Amon: Umgekehrt: Es freut mich, dass die FPÖ hier unsere Position unterstützt. Eine Erhöhung der Absetzbeträge macht Sinn.
"Wiener Zeitung": Diese Woche endet die Begutachtungsfrist für den Entwurf zum Recht auf Teilzeit. Experten kritisieren, dass durch die vielen Einschränkungen nur eine Minderheit dieses Recht in Anspruch nehmen kann. Wird dadurch nicht der Ausstieg aus dem Berufsleben begünstigt, um bei der Kinderbetreuung sparen zu können?
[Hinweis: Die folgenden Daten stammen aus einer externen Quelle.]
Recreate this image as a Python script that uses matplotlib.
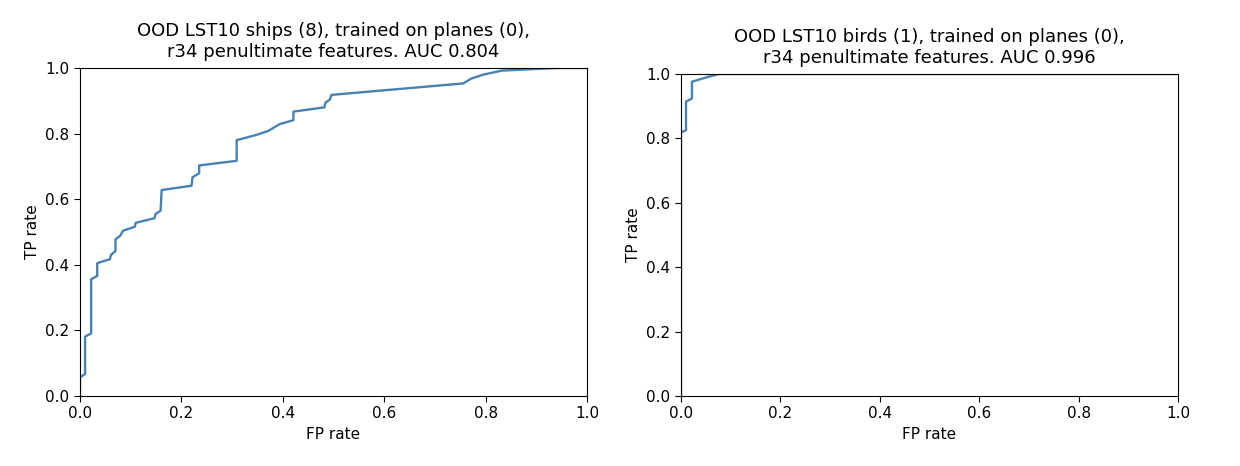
import matplotlib
matplotlib.use('Agg')
import matplotlib.pyplot as plt
import numpy as np

# ROC points
ships_fpr = [0.0, 0.0, 0.010, 0.010, 0.022, 0.022, 0.034, 0.034, 0.059, 0.061, 0.070, 0.070,
             0.079, 0.085, 0.108, 0.110, 0.147, 0.149, 0.159, 0.161, 0.220, 0.222, 0.235, 0.235,
             0.309, 0.309, 0.348, 0.371, 0.394, 0.421, 0.421, 0.482, 0.484, 0.493, 0.496,
             0.756, 0.772, 0.796, 0.832, 0.940, 1.0]
ships_tpr = [0.0, 0.057, 0.067, 0.181, 0.191, 0.356, 0.366, 0.405, 0.417, 0.430, 0.442, 0.478,
             0.488, 0.504, 0.516, 0.528, 0.542, 0.555, 0.565, 0.628, 0.641, 0.667, 0.679, 0.703,
             0.717, 0.780, 0.796, 0.808, 0.829, 0.841, 0.867, 0.880, 0.894, 0.904, 0.918,
             0.953, 0.968, 0.980, 0.992, 1.0, 1.0]

birds_fpr = [0.0, 0.0, 0.010, 0.010, 0.022, 0.022, 0.037, 0.057, 0.077, 1.0]
birds_tpr = [0.0, 0.818, 0.826, 0.914, 0.924, 0.976, 0.983, 0.992, 1.0, 1.0]

titles = ["OOD LST10 ships (8), trained on planes (0),\nr34 penultimate features. AUC 0.804",
          "OOD LST10 birds (1), trained on planes (0),\nr34 penultimate features. AUC 0.996"]

fig = plt.figure(figsize=(12.4, 4.66), dpi=100)
ax1 = fig.add_axes([80/1240, 70/466, 507/1240, 328/466])
ax2 = fig.add_axes([681/1240, 70/466, 497/1240, 322/466])

for ax, fpr, tpr, title in [(ax1, ships_fpr, ships_tpr, titles[0]),
                            (ax2, birds_fpr, birds_tpr, titles[1])]:
    ax.plot(fpr, tpr, color='#4682b4', linewidth=1.7)
    ax.set_xlim(0, 1)
    ax.set_ylim(0, 1)
    ax.set_xticks(np.arange(0, 1.01, 0.2))
    ax.set_yticks(np.arange(0, 1.01, 0.2))
    ax.tick_params(labelsize=11, length=4)
    ax.set_xlabel('FP rate', fontsize=11)
    ax.set_ylabel('TP rate', fontsize=11)
    ax.set_title(title, fontsize=13, pad=8)

plt.savefig('out.png', dpi=100)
Amon: Die Vereinbarkeit von Beruf und Familie ist wahrscheinlich die größte Herausforderung der nächsten Jahrzehnte. Wir haben zu wenig Kinder, also müssen wir Bedingungen schaffen, die eine Vereinbarkeit garantieren. Hier ist das Recht auf Teilzeit ein erster Schritt. Natürlich kann es nicht unser Ziel sein, zwei Klassen von Arbeitnehmern zu schaffen: Solche, die in Betrieben mit mehr als 20 Mitarbeitern arbeiten, und jene, die in kleineren Betrieben beschäftigt sind. Im Sinne einer innerparteilichen Sozialpartnerschaft haben wir uns aber auf dieses Modell geeinigt.
"Wiener Zeitung": Die Wirtschaftskammer hat aber den Entwurf abgelehnt.
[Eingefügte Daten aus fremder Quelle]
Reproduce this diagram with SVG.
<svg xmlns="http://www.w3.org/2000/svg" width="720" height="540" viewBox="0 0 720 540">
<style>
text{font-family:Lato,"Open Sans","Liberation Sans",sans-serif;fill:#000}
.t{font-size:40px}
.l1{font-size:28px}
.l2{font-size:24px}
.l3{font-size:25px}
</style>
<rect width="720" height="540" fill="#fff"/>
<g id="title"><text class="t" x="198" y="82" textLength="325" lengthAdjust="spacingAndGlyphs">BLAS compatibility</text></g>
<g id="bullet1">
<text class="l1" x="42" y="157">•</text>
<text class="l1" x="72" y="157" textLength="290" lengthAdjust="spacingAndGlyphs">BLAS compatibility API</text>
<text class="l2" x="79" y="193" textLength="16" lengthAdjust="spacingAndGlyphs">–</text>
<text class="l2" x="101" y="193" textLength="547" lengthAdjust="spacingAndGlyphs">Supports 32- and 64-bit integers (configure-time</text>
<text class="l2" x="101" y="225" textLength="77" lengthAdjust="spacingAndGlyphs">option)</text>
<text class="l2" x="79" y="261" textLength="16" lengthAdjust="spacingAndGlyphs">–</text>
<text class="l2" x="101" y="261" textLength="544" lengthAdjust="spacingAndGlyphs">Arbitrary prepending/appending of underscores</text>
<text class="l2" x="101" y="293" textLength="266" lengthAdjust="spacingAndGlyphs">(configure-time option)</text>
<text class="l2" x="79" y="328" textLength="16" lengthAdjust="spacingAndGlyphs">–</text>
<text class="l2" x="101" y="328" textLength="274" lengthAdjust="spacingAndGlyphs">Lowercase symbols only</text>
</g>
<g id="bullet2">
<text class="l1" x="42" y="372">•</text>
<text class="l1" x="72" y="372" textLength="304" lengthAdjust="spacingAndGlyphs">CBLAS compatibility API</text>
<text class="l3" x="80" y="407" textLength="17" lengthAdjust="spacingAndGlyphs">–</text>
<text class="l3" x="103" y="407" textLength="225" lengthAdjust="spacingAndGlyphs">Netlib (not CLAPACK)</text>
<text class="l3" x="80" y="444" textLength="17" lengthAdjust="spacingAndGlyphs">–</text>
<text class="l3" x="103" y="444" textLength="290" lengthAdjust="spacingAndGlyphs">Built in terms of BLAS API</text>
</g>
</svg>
Amon: Ich sehe ein, dass kleinere Betriebe hier Probleme haben. Daher stehe ich auch zu dem, was wir mit der Kammer ausverhandelt haben. Dass nun die Wirtschaft diesen Entwurf untergräbt, ist für mich völlig unverständlich. Für Betriebe mit weniger als 20 Mitarbeitern muss es - da kann ich mich mit den Vorschlägen der Wirtschaftskammer anfreunden - zu einer Selbstverpflichtung kommen, um die Teilzeitarbeitsplätze zu erhöhen. Das müssen aber freiwillige Teilzeitarbeitsplätze sein. Darüber hinaus soll für kleinere Unternehmen eine AMS-Förderung entwickelt werden, indem Ersatzkräfte zumindest teilweise finanziert werden. Das muss jedoch unabhängig von der Frage nach mehr Kinderbetreuungseinrichtungen geschehen.
"Wiener Zeitung": Gab es bereits Gespräche, um die Differenzen zu beheben?
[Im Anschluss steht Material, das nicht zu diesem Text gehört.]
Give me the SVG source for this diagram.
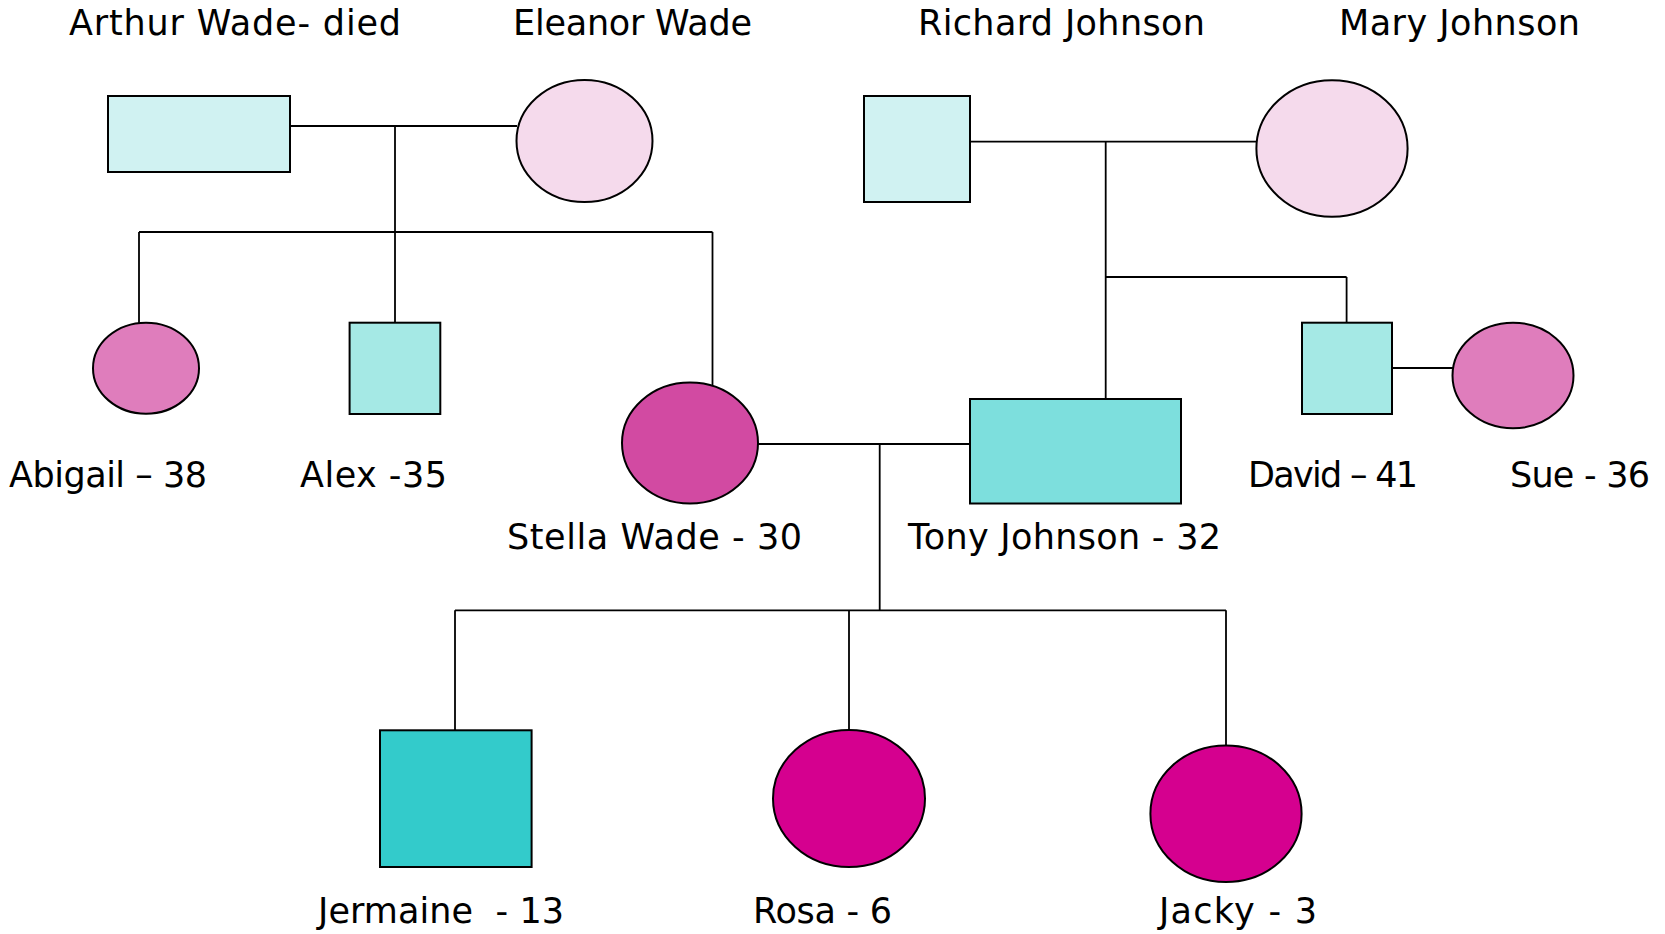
<svg xmlns="http://www.w3.org/2000/svg" width="1665" height="934" viewBox="0 0 1665 934">
<style>
  .lbl { font-family: "DejaVu Sans", "Liberation Sans", sans-serif; font-size: 35px; fill: #000; }
  .shape { stroke: #000; stroke-width: 2; }
  .conn line { stroke: #000; stroke-width: 1.8; }
</style>
<rect width="1665" height="934" fill="#ffffff"/>
<g id="connectors" class="conn">
  <line x1="290" y1="126" x2="517" y2="126"/>
  <line x1="395" y1="126" x2="395" y2="232"/>
  <line x1="139" y1="232" x2="712.5" y2="232"/>
  <line x1="139" y1="232" x2="139" y2="324"/>
  <line x1="395" y1="232" x2="395" y2="323"/>
  <line x1="712.5" y1="232" x2="712.5" y2="385"/>
  <line x1="970" y1="141.7" x2="1257" y2="141.7"/>
  <line x1="1105.7" y1="141.7" x2="1105.7" y2="399"/>
  <line x1="1105.7" y1="277" x2="1346.6" y2="277"/>
  <line x1="1346.6" y1="277" x2="1346.6" y2="323"/>
  <line x1="1392" y1="368" x2="1453" y2="368"/>
  <line x1="758" y1="444" x2="970" y2="444"/>
  <line x1="879.7" y1="444" x2="879.7" y2="610.3"/>
  <line x1="455" y1="610.3" x2="1226" y2="610.3"/>
  <line x1="455" y1="610.3" x2="455" y2="731"/>
  <line x1="849" y1="610.3" x2="849" y2="731"/>
  <line x1="1226" y1="610.3" x2="1226" y2="746"/>
</g>
<g id="arthur">
  <rect class="shape" x="108" y="96" width="182" height="76" fill="#D0F2F2"/>
  <text class="lbl" x="69" y="35" textLength="332">Arthur Wade- died</text>
</g>
<g id="eleanor">
  <ellipse class="shape" cx="584.5" cy="141" rx="68" ry="61" fill="#F5DAEC"/>
  <text class="lbl" x="513" y="35" textLength="239">Eleanor Wade</text>
</g>
<g id="richard">
  <rect class="shape" x="864" y="96" width="106" height="106" fill="#D0F2F2"/>
  <text class="lbl" x="918" y="35" textLength="287">Richard Johnson</text>
</g>
<g id="mary">
  <ellipse class="shape" cx="1332" cy="148.5" rx="75.6" ry="68.2" fill="#F5DAEC"/>
  <text class="lbl" x="1339" y="35" textLength="241">Mary Johnson</text>
</g>
<g id="abigail">
  <ellipse class="shape" cx="146" cy="368.2" rx="53" ry="45.5" fill="#DF7DBC"/>
  <text class="lbl" x="9" y="487" textLength="198">Abigail – 38</text>
</g>
<g id="alex">
  <rect class="shape" x="349.6" y="322.7" width="90.7" height="91.3" fill="#A5E9E5"/>
  <text class="lbl" x="300" y="487" textLength="147">Alex -35</text>
</g>
<g id="stella">
  <ellipse class="shape" cx="690" cy="443" rx="68" ry="60.5" fill="#D24AA2"/>
  <text class="lbl" x="507" y="549" textLength="295">Stella Wade - 30</text>
</g>
<g id="tony">
  <rect class="shape" x="970" y="399" width="211" height="104.5" fill="#7DDFDD"/>
  <text class="lbl" x="908" y="549" textLength="313">Tony Johnson - 32</text>
</g>
<g id="david">
  <rect class="shape" x="1302" y="322.7" width="90" height="91.3" fill="#A5E9E5"/>
  <text class="lbl" x="1248" y="487" textLength="170">David – 41</text>
</g>
<g id="sue">
  <ellipse class="shape" cx="1513" cy="375.5" rx="60.5" ry="52.8" fill="#DF7DBC"/>
  <text class="lbl" x="1510" y="487" textLength="140">Sue - 36</text>
</g>
<g id="jermaine">
  <rect class="shape" x="380" y="730.3" width="151.6" height="136.7" fill="#33CBCB"/>
  <text class="lbl" x="318" y="923" textLength="246" xml:space="preserve">Jermaine  - 13</text>
</g>
<g id="rosa">
  <ellipse class="shape" cx="849" cy="798.5" rx="76" ry="68.5" fill="#D5008F"/>
  <text class="lbl" x="753" y="923" textLength="139">Rosa - 6</text>
</g>
<g id="jacky">
  <ellipse class="shape" cx="1226" cy="813.7" rx="75.6" ry="68.3" fill="#D5008F"/>
  <text class="lbl" x="1159" y="923" textLength="158">Jacky - 3</text>
</g>
</svg>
Amon: Über interne Gespräche rede ich nicht. Jetzt läuft einmal das Begutachtungsverfahren. Ich gehe davon aus, dass das, was vereinbart wurde, auch hält.
"Wiener Zeitung": Bei der Pensionsharmonisierung und beim Privilegienabbau hat man mitunter den Eindruck, die Regierung schont VP-Klientel wie Lehrer und Beamte und geht mit aller Härte gegen die Klientel der SPÖ, etwa die Eisenbahner, vor.
Amon: Es gibt bereits seit vielen Jahren gravierende Einschnitte bei den Beamten. Bei den Pensionen ist eine Annäherung der verschiedenen Systeme notwendig. Hier muss ich mit langen Übergangszeiten arbeiten. Aber es ist durchaus möglich, dass am Ende vielleicht auch eine Stichtagsregelung herauskommt. Das ist nicht zuletzt eine Frage der Gerechtigkeit.
"Wiener Zeitung": Apropos Gerechtigkeit: Wie ist diese mit den derzeitigen Lehrer-Frühpenisonierungen vereinbar?
Amon: Das ist schwer erklärbar, das gebe ich zu. Aber man muss auch die Abschläge sehen, die diese Lehrer ungedeckelt in Kauf nehmen.
"Wiener Zeitung": Der ÖAAB wurde in der Vergangenheit oft mit dem Vorwurf der mangelnden Durchsetzungsfähigkeit konfrontiert.
Amon: Unser Einfluss ist groß genug, wenn wir nur wollen.